La storia di Pippa resta di speranza
giovedì 29 agosto 2019
Il titolo Sono innamorato di Pippa Bacca non rende a sufficienza l'idea centrale dell'interessante documentario di Simone Manetti andato in onda martedì alle 22.00 su Crime+Investigation. Anche il nome del canale non aiuta. Nella storia dell'artista milanese violentata e uccisa in Turchia durante la performance Spose in viaggio c'è sì il crimine, ma non è quello che conta. L'importante è il messaggio che la giovane ha lasciato con la sua sana e francescana follia.
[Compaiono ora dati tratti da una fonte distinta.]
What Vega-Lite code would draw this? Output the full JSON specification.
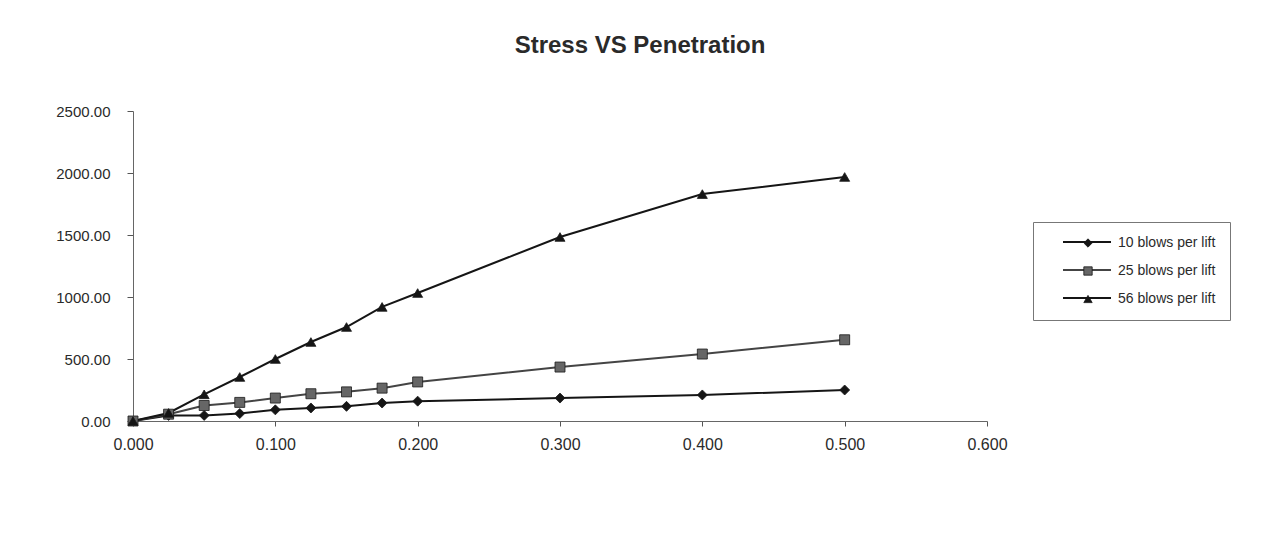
{
  "$schema": "https://vega.github.io/schema/vega-lite/v6.json",
  "autosize": "none",
  "width": 854,
  "height": 310,
  "padding": {"left": 133, "top": 111, "right": 278, "bottom": 124},
  "background": "white",
  "config": {
    "font": "Liberation Sans",
    "view": {"stroke": null}
  },
  "title": {
    "text": "Stress VS Penetration",
    "font": "Liberation Sans",
    "fontSize": 24,
    "fontWeight": "bold",
    "color": "#2a2a2a",
    "anchor": "middle",
    "frame": "group",
    "dx": 80,
    "offset": 46
  },
  "data": {
    "values": [
      {"x": 0.000, "stress": 0, "series": "10 blows per lift"},
      {"x": 0.025, "stress": 45, "series": "10 blows per lift"},
      {"x": 0.050, "stress": 45, "series": "10 blows per lift"},
      {"x": 0.075, "stress": 60, "series": "10 blows per lift"},
      {"x": 0.100, "stress": 90, "series": "10 blows per lift"},
      {"x": 0.125, "stress": 105, "series": "10 blows per lift"},
      {"x": 0.150, "stress": 118, "series": "10 blows per lift"},
      {"x": 0.175, "stress": 145, "series": "10 blows per lift"},
      {"x": 0.200, "stress": 160, "series": "10 blows per lift"},
      {"x": 0.300, "stress": 185, "series": "10 blows per lift"},
      {"x": 0.400, "stress": 210, "series": "10 blows per lift"},
      {"x": 0.500, "stress": 250, "series": "10 blows per lift"},
      {"x": 0.000, "stress": 0, "series": "25 blows per lift"},
      {"x": 0.025, "stress": 55, "series": "25 blows per lift"},
      {"x": 0.050, "stress": 125, "series": "25 blows per lift"},
      {"x": 0.075, "stress": 150, "series": "25 blows per lift"},
      {"x": 0.100, "stress": 185, "series": "25 blows per lift"},
      {"x": 0.125, "stress": 220, "series": "25 blows per lift"},
      {"x": 0.150, "stress": 235, "series": "25 blows per lift"},
      {"x": 0.175, "stress": 265, "series": "25 blows per lift"},
      {"x": 0.200, "stress": 315, "series": "25 blows per lift"},
      {"x": 0.300, "stress": 435, "series": "25 blows per lift"},
      {"x": 0.400, "stress": 540, "series": "25 blows per lift"},
      {"x": 0.500, "stress": 655, "series": "25 blows per lift"},
      {"x": 0.000, "stress": 0, "series": "56 blows per lift"},
      {"x": 0.025, "stress": 65, "series": "56 blows per lift"},
      {"x": 0.050, "stress": 215, "series": "56 blows per lift"},
      {"x": 0.075, "stress": 355, "series": "56 blows per lift"},
      {"x": 0.100, "stress": 500, "series": "56 blows per lift"},
      {"x": 0.125, "stress": 637, "series": "56 blows per lift"},
      {"x": 0.150, "stress": 758, "series": "56 blows per lift"},
      {"x": 0.175, "stress": 920, "series": "56 blows per lift"},
      {"x": 0.200, "stress": 1032, "series": "56 blows per lift"},
      {"x": 0.300, "stress": 1484, "series": "56 blows per lift"},
      {"x": 0.400, "stress": 1830, "series": "56 blows per lift"},
      {"x": 0.500, "stress": 1968, "series": "56 blows per lift"}
    ]
  },
  "encoding": {
    "x": {
      "field": "x", "type": "quantitative",
      "scale": {"domain": [0, 0.6], "nice": false},
      "axis": {
        "title": null, "values": [0, 0.1, 0.2, 0.3, 0.4, 0.5, 0.6], "format": ".3f",
        "grid": false, "domainColor": "#666", "tickColor": "#555", "tickSize": 5,
        "labelFontSize": 16, "labelColor": "#2a2a2a", "labelPadding": 10, "labelFlush": false
      }
    },
    "y": {
      "field": "stress", "type": "quantitative",
      "scale": {"domain": [0, 2500], "nice": false},
      "axis": {
        "title": null, "values": [0, 500, 1000, 1500, 2000, 2500], "format": ".2f",
        "grid": false, "domainColor": "#666", "tickColor": "#555", "tickSize": 6,
        "labelFontSize": 15, "labelColor": "#2a2a2a", "labelPadding": 17, "labelFlush": false
      }
    }
  },
  "layer": [
    {
      "mark": {"type": "line", "strokeWidth": 2},
      "encoding": {
        "color": {
          "field": "series", "type": "nominal",
          "scale": {"domain": ["10 blows per lift", "25 blows per lift", "56 blows per lift"], "range": ["#151515", "#444444", "#151515"]},
          "legend": {
            "title": null,
            "orient": "none",
            "legendX": 916,
            "legendY": 111,
            "symbolType": "stroke",
            "symbolSize": 2304,
            "symbolStrokeWidth": 2,
            "labelExpr": "''",
            "labelFontSize": 14,
            "labelOffset": 4,
            "clipHeight": 14,
            "rowPadding": 14,
            "padding": 13,
            "strokeColor": null,
            "fillColor": null
          }
        }
      }
    },
    {
      "mark": {"type": "point", "filled": true, "size": 100, "opacity": 1, "stroke": "#1a1a1a", "strokeWidth": 0.8},
      "encoding": {
        "shape": {
          "field": "series", "type": "nominal",
          "scale": {"range": ["diamond", "square", "triangle-up"]},
          "legend": {
            "title": " ",
            "titleOrient": "left",
            "titleFontSize": 14,
            "titlePadding": 34,
            "titleOpacity": 0,
            "orient": "none",
            "legendX": 900,
            "legendY": 111,
            "symbolSize": 70,
            "symbolOpacity": 1,
            "symbolFillColor": "#151515",
            "symbolStrokeColor": "#151515",
            "symbolStrokeWidth": 0.8,
            "labelFontSize": 14,
            "labelColor": "#2a2a2a",
            "labelOffset": 23,
            "labelLimit": 250,
            "rowPadding": 14,
            "padding": 14,
            "strokeColor": "#777",
            "fillColor": null
          }
        },
        "fill": {
          "field": "series", "type": "nominal",
          "scale": {"range": ["#151515", "#666666", "#151515"]},
          "legend": null
        }
      }
    }
  ]
}
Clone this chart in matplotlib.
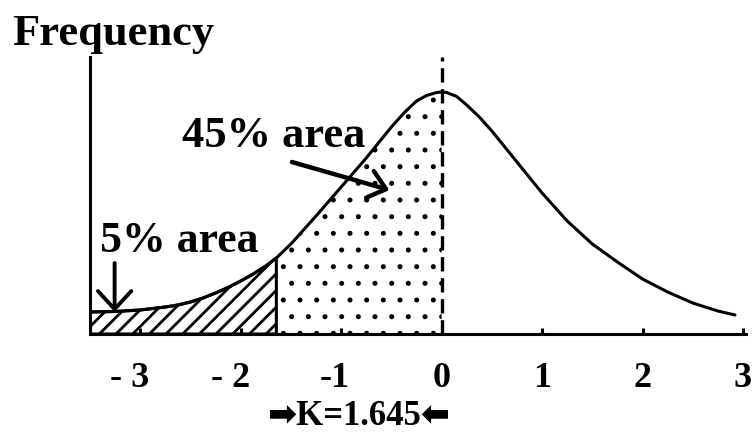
import numpy as np
import matplotlib
matplotlib.use("Agg")
import matplotlib.pyplot as plt
from matplotlib.transforms import offset_copy

# Skewed frequency curve (x in standard units, y in relative frequency)
curve_x = [-3.5, -3.25, -3.0, -2.875, -2.75, -2.625, -2.5, -2.375, -2.25,
           -2.125, -2.0, -1.875, -1.75, -1.645, -1.5, -1.25, -1.0, -0.75,
           -0.5, -0.375, -0.25, -0.15, -0.05, 0.0, 0.05, 0.15, 0.25, 0.375,
           0.5, 0.75, 1.0, 1.25, 1.5, 1.75, 2.0, 2.25, 2.5, 2.75, 2.92]
curve_y = [0.22, 0.225, 0.24, 0.255, 0.27, 0.29, 0.32, 0.36, 0.41,
           0.465, 0.53, 0.60, 0.68, 0.76, 0.90, 1.18, 1.47, 1.76,
           2.07, 2.21, 2.33, 2.385, 2.415, 2.42, 2.415, 2.375, 2.29, 2.17,
           2.03, 1.72, 1.41, 1.13, 0.90, 0.72, 0.55, 0.42, 0.31, 0.23, 0.19]

K = 1.645
tick_values = [-3, -2, -1, 0, 1, 2, 3]
tick_labels = ["- 3", "- 2", "-1", "0", "1", "2", "3"]
tail_label = "5% area"
body_label = "45% area"

SERIF = ["Liberation Serif", "DejaVu Serif"]
W, H, DPI = 753, 434, 100

fig = plt.figure(figsize=(W / DPI, H / DPI), dpi=DPI)
ax = fig.add_axes([90 / W, 100 / H, 656 / W, 277 / H])
ax.set_xlim(-3.5, 3.03)
ax.set_ylim(0, 2.77)

x = np.array(curve_x)
y = np.array(curve_y)

# 5% tail, hatched
tail = x <= -K + 1e-9
plt.rcParams["hatch.linewidth"] = 2.0
ax.fill_between(x[tail], 0, y[tail], facecolor="none", edgecolor="black",
                hatch="//", linewidth=2.2, zorder=2)

# 45% region, stippled
body = (x >= -K - 1e-9) & (x <= 1e-9)
dots = ax.fill_between(x[body], 0, y[body], facecolor="none", edgecolor="black",
                       hatch=".", linewidth=0, zorder=1)
if hasattr(dots, "set_hatch_linewidth"):
    dots.set_hatch_linewidth(1.2)

# curve
ax.plot(x, y, color="black", lw=2.2, solid_joinstyle="round",
        solid_capstyle="round", zorder=3)

# mean line
ax.plot([0, 0], [0, 2.77], color="black", lw=2.4, dashes=(4.3, 2.0),
        zorder=3, clip_on=False)

# axes frame
for side in ("top", "right"):
    ax.spines[side].set_visible(False)
for side in ("left", "bottom"):
    ax.spines[side].set_linewidth(2.2)
ax.set_yticks([])
ax.set_xticks(tick_values)
ax.tick_params(axis="x", direction="in", length=4.5, width=2.2,
               labelbottom=False)

# tick labels, digit centred on the tick
lbl_size = 26
for v, s in zip(tick_values, tick_labels):
    if v < 0:
        tr = offset_copy(ax.transData, fig=fig, x=0.25 * lbl_size * DPI / 72,
                         y=0, units="dots")
        ha = "right"
    else:
        tr = ax.transData
        ha = "center"
    ax.text(v, -0.53, s, transform=tr, ha=ha, va="baseline",
            fontsize=lbl_size, fontweight="bold", family=SERIF, clip_on=False)

# annotations
ax.text(-3.40, 0.82, tail_label, fontsize=31.5, fontweight="bold",
        family=SERIF, ha="left", va="baseline")
ax.text(-2.58, 1.87, body_label, fontsize=32, fontweight="bold",
        family=SERIF, ha="left", va="baseline")

ax.annotate("", xy=(-3.255, 0.22), xytext=(-3.255, 0.71),
            arrowprops=dict(arrowstyle="->,head_length=13,head_width=12",
                            mutation_scale=1, lw=2.8, color="black",
                            shrinkA=0, shrinkB=0), zorder=4)
ax.annotate("", xy=(-0.52, 1.44), xytext=(-1.49, 1.72),
            arrowprops=dict(arrowstyle="->,head_length=12,head_width=10",
                            mutation_scale=1, lw=3.2, color="black",
                            shrinkA=0, shrinkB=0), zorder=4)

fig.text(12 / W, 1 - 45 / H, "Frequency", fontsize=32, fontweight="bold",
         family=SERIF, ha="left", va="baseline")
fig.text(359 / W, 9 / H, f"\u27a1K={K}\u2b05", fontsize=25, fontweight="bold",
         family=["Liberation Serif", "DejaVu Sans"], ha="center",
         va="baseline")

fig.savefig("out.png", dpi=DPI)
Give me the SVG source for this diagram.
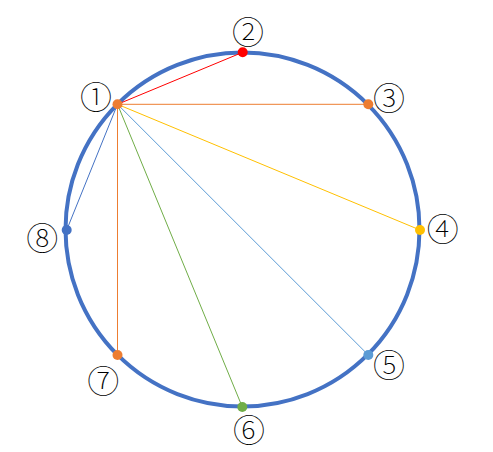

Partita da Milano l'8 marzo 2008 con l'amica Silvia Moro, l'allora trentatreenne Pippa Bacca, nome d'arte di Giuseppina Pasqualino di Marineo, voleva raggiungere Gerusalemme in autostop, vestita con un abito bianco nuziale, passando per undici scenari di conflitto: dall'ex Jugoslavia alla Bulgaria, dalla Turchia alla Siria, dal Libano all'Egitto, dalla Giordania a Israele. Viaggiare per lei era una scelta di vita nonché la metafora della vita stessa. Il viaggio in autostop era per lei relazionarsi con la popolazione locale e fidarsi degli altri credendo nella naturale predisposizione degli uomini al bene. «La fiducia è la linfa della vita», diceva. Una “filosofia” appresa dalla madre che una volta abbandonata dal marito si era fatta carico delle cinque figlie (Pippa era la mezzana) coinvolgendole già in tenera età in viaggi avventurosi con un furgone ribattezzato “Arlecchino” e persino nel Cammino di Santiago di Compostela con l'andata ovviamente a piedi e il ritorno in autostop. A raccontare Pippa Bacca e la sua voglia di celebrare il matrimonio tra i popoli, sono proprio la madre, le sorelle e l'amica che con la loro testimonianza supportano le immagini girate dall'artista stessa nelle quali ritorna più volte un rito molto particolare quanto bello, quasi evangelico, quello di lavare i piedi alle ostetriche nei Paesi in cui è difficile far nascere i bambini («Le ostetriche portano la vita là dove gli uomini portano la morte»). In Turchia Pippa e Silvia si separarono con il patto di riunirsi a Beirut. Ma la notte del 31 marzo 2008 a Gebze, nei pressi di Istanbul, la donna che predicava la pace fermamente convinta che nessuno le avrebbe fatto del male, fu violentata e uccisa dall'uomo che le aveva dato un passaggio.